(Figure scripts)
□ □ □

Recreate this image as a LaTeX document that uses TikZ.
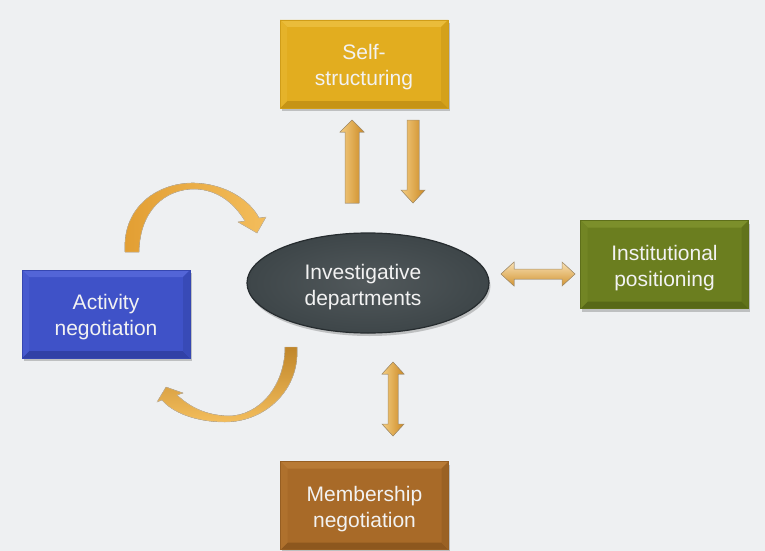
\documentclass[tikz,border=0pt]{standalone}
\usepackage{fontspec}
\setmainfont{Liberation Sans}
\usetikzlibrary{shadows,calc,shapes.geometric}
\definecolor{bg}{HTML}{EEF0F2}
\definecolor{goldM}{HTML}{E2AD1F}\definecolor{goldL}{HTML}{F0C64C}\definecolor{goldD}{HTML}{B4840E}
\definecolor{blueM}{HTML}{3F52C8}\definecolor{blueL}{HTML}{6072E2}\definecolor{blueD}{HTML}{28368F}
\definecolor{greenM}{HTML}{6B7E1F}\definecolor{greenL}{HTML}{879B33}\definecolor{greenD}{HTML}{4A5912}
\definecolor{brownM}{HTML}{A86A28}\definecolor{brownL}{HTML}{C3853D}\definecolor{brownD}{HTML}{7A4B18}
\definecolor{ellM}{HTML}{3E4649}\definecolor{ellD}{HTML}{262C2F}
\definecolor{txt}{HTML}{F2F2F2}
\definecolor{arrL}{HTML}{F4CD82}\definecolor{arrD}{HTML}{CC8A24}\definecolor{arrE}{HTML}{A8916C}
\definecolor{curA}{HTML}{E29E32}\definecolor{curB}{HTML}{F3BD5C}
\tikzset{
  box/.style n args={3}{rectangle, minimum width=168pt, minimum height=88pt, inner sep=0pt,
    fill=#1, draw=#1!60!#3, line width=0.6pt,
    drop shadow={shadow xshift=1.5pt, shadow yshift=-3pt, opacity=0.2, fill=black},
    path picture={
      \fill[#1!40!#2] (path picture bounding box.north west) -- (path picture bounding box.north east)
        -- ([xshift=-7pt,yshift=-7pt]path picture bounding box.north east)
        -- ([xshift=7pt,yshift=-7pt]path picture bounding box.north west) -- cycle;
      \fill[#1!40!#3] (path picture bounding box.south west) -- (path picture bounding box.south east)
        -- ([xshift=-7pt,yshift=7pt]path picture bounding box.south east)
        -- ([xshift=7pt,yshift=7pt]path picture bounding box.south west) -- cycle;
      \fill[#1!75!#2] (path picture bounding box.north west) -- (path picture bounding box.south west)
        -- ([xshift=7pt,yshift=7pt]path picture bounding box.south west)
        -- ([xshift=7pt,yshift=-7pt]path picture bounding box.north west) -- cycle;
      \fill[#1!70!#3] (path picture bounding box.north east) -- (path picture bounding box.south east)
        -- ([xshift=-7pt,yshift=7pt]path picture bounding box.south east)
        -- ([xshift=-7pt,yshift=-7pt]path picture bounding box.north east) -- cycle;
    }},
  lbl/.style={text=txt, align=center, inner sep=0pt, font=\fontsize{21}{26}\selectfont},
  hub/.style={ellipse, minimum width=242pt, minimum height=100pt, inner sep=0pt,
    inner color=ellM!90!white, outer color=ellM, draw=ellD, line width=1.2pt,
    drop shadow={shadow xshift=1.5pt, shadow yshift=-3pt, opacity=0.2, fill=black}},
  varrow/.style={left color=arrL, right color=arrD, draw=arrE, line width=0.5pt, line join=miter},
  harrow/.style={top color=arrL!60!white, bottom color=arrD!85!arrL, draw=arrE, line width=0.5pt},
  curvearrow/.style={left color=curA, right color=curB, draw=arrE!60, line width=0.4pt},
  curvearrowb/.style={top color=curA!85!black, bottom color=curB, draw=arrE!60, line width=0.4pt},
}
\begin{document}
\begin{tikzpicture}[x=1pt,y=-1pt]
\fill[bg] (0,0) rectangle (765,551);
\useasboundingbox (0,0) rectangle (765,551);

\node[box={goldM}{goldL}{goldD}] (self) at (364,64) {};
\node[box={blueM}{blueL}{blueD}] (act) at (106,314) {};
\node[box={greenM}{greenL}{greenD}] (inst) at (664.5,264.5) {};
\node[box={brownM}{brownL}{brownD}] (memb) at (364.5,505.5) {};
\node[hub] (dept) at (368,283) {};

\node[lbl] (selfT) at ([yshift=-3.5pt]self.center) {Self-\\structuring};
\node[lbl] (actT) at ([yshift=-3.5pt]act.center) {Activity\\negotiation};
\node[lbl] (instT) at ([yshift=-3.5pt]inst.center) {Institutional\\positioning};
\node[lbl] (membT) at ([yshift=-3.5pt]memb.center) {Membership\\negotiation};
\node[lbl] (deptT) at ([xshift=-5pt,yshift=-4pt]dept.center) {Investigative\\departments};

% up arrow (dept -> self)
\coordinate (upTail) at (352,203);
\coordinate (upTip) at (352,120);
\filldraw[varrow] ($(upTail)+(-7,0)$) -- ++(0,-71) -- ++(-5,0) -- (upTip) -- ++(12,12) -- ++(-5,0) -- ++(0,71) -- cycle;

% down arrow (self -> dept)
\coordinate (dnTail) at (413,120);
\coordinate (dnTip) at (413,203);
\filldraw[varrow] ($(dnTail)+(-6,0)$) -- ++(0,70) -- ++(-6,0) -- (dnTip) -- ++(12,-13) -- ++(-6,0) -- ++(0,-70) -- cycle;

% horizontal double arrow (dept <-> inst)
\coordinate (hL) at (501,274);
\coordinate (hR) at (575,274);
\filldraw[harrow] (hL) -- ++(13,-12) -- ++(0,7) -- ++(48,0) -- ++(0,-7) -- (hR) -- ++(-13,12) -- ++(0,-7) -- ++(-48,0) -- ++(0,7) -- cycle;

% vertical double arrow (dept <-> memb)
\coordinate (vT) at (393,362);
\coordinate (vB) at (393,436);
\filldraw[varrow] (vT) -- ++(11,12) -- ++(-6,0) -- ++(0,50) -- ++(6,0) -- (vB) -- ++(-11,-12) -- ++(6,0) -- ++(0,-50) -- ++(-6,0) -- cycle;

% curved arrow top (act -> dept)
\coordinate (c1Tip) at (257,233);
\filldraw[curvearrow] (125,252) .. controls (122,205) and (160,182) .. (195,183)
  .. controls (225,184) and (250,200) .. (259,218) -- (266,217) -- (c1Tip) -- (238,222) -- (245,221)
  .. controls (235,205) and (220,190) .. (195,189)
  .. controls (165,189) and (140,210) .. (139,252) -- cycle;

% curved arrow bottom (dept -> act)
\coordinate (c2Tip) at (166,387);
\filldraw[curvearrowb] (297,347) .. controls (300,390) and (265,422) .. (225,422)
  .. controls (195,422) and (172,412) .. (162,400) -- (157,402) -- (c2Tip) -- (183,393) -- (177,395)
  .. controls (190,407) and (205,415) .. (228,416)
  .. controls (260,416) and (285,385) .. (285,347) -- cycle;
\end{tikzpicture}
\end{document}
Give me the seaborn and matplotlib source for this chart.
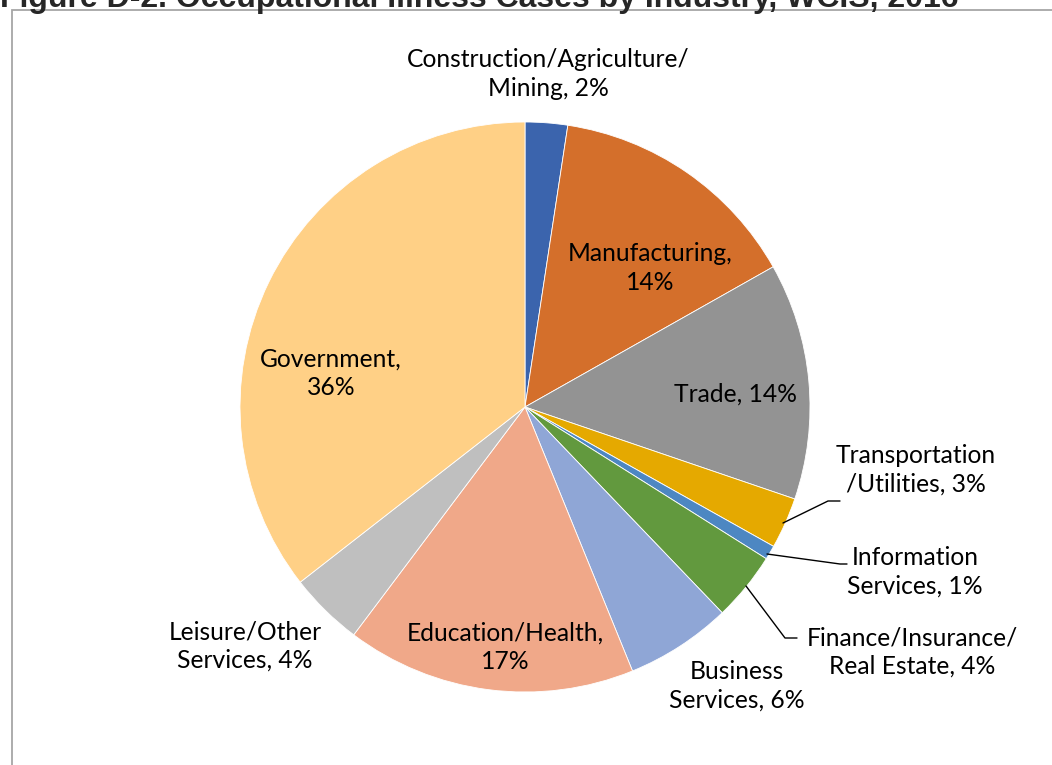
import matplotlib
matplotlib.use("Agg")
import matplotlib.pyplot as plt
import seaborn as sns
from matplotlib.patches import Rectangle

# data (percent of cases)
industries = [
    "Construction/Agriculture/\nMining", "Manufacturing,\n", "Trade", "Transportation\n/Utilities",
    "Information\nServices", "Finance/Insurance/\nReal Estate", "Business\nServices",
    "Education/Health,\n", "Leisure/Other\nServices", "Government,\n",
]
shares = [2.4, 14.4, 13.4, 2.9, 0.8, 3.9, 6.0, 16.4, 4.2, 35.5]
shown_pct = ["2%", "14%", "14%", "3%", "1%", "4%", "6%", "17%", "4%", "36%"]
colors = ["#3B64AD", "#D46F2B", "#939393", "#E5A900", "#4D87C2",
          "#62993E", "#8FA6D6", "#F0A889", "#BFBFBF", "#FFD086"]

# label anchors in pixel space (x, y from top)
label_pos = [(548, 74), (650, 268), (735, 394), (916, 470), (915, 572),
             (912, 652), (737, 686), (505, 647), (245, 646), (331, 373)]
# leader lines for the small right-hand slices (pixel space, y from top)
leaders = {
    3: [(783, 523), (828, 501), (840, 501)],
    4: [(767, 554), (840, 564), (847, 564)],
    5: [(746, 586), (785, 638), (797, 638)],
}

W, H = 1052, 765
sns.set_theme(style="white")
plt.rcParams["font.family"] = ["Lato", "DejaVu Sans"]

fig = plt.figure(figsize=(W / 100, H / 100), dpi=100)
ax = fig.add_axes([0, 0, 1, 1])

ax.pie(shares, colors=colors, startangle=90, counterclock=False,
       center=(525, H - 407), radius=285,
       wedgeprops={"edgecolor": "white", "linewidth": 0.6})
ax.set_xlim(0, W)
ax.set_ylim(0, H)
ax.set_aspect("equal")
ax.axis("off")

# chart border (open to the right / bottom like the cropped original)
ax.add_patch(Rectangle((12, -20), W + 40, H - 10 + 20, fill=False,
                       edgecolor="#A6A6A6", linewidth=1.3, clip_on=False))

for i, (name, pct) in enumerate(zip(industries, shown_pct)):
    if name.endswith("\n"):
        txt = name + pct
    else:
        txt = name + ", " + pct
    x, y = label_pos[i]
    ax.text(x, H - y, txt, ha="center", va="center", fontsize=17.7,
            color="#000000", linespacing=1.3)

for pts in leaders.values():
    ax.plot([p[0] for p in pts], [H - p[1] for p in pts], color="black", lw=1.0)

ax.text(0, H - 7, "Figure D-2. Occupational Illness Cases by Industry, WCIS, 2016",
        ha="left", va="baseline", fontsize=23, fontweight="bold",
        family=["Liberation Sans", "DejaVu Sans"], clip_on=False)

fig.savefig("out.png", dpi=100)
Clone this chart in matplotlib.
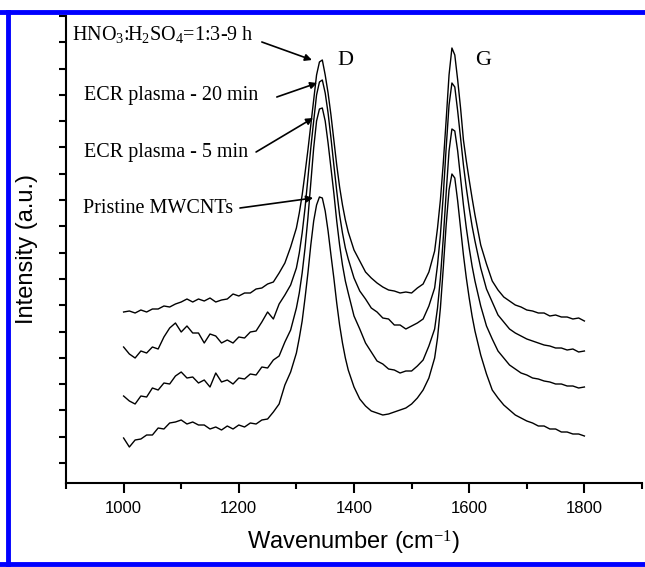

□ □ □

**WRITTEN INSTRUCTION**
Extract each line from the listing that holds the word "seaborn".

**OUTPUT FOR THIS EXERCISE**
Give me the seaborn and matplotlib source for this chart.
import seaborn as sns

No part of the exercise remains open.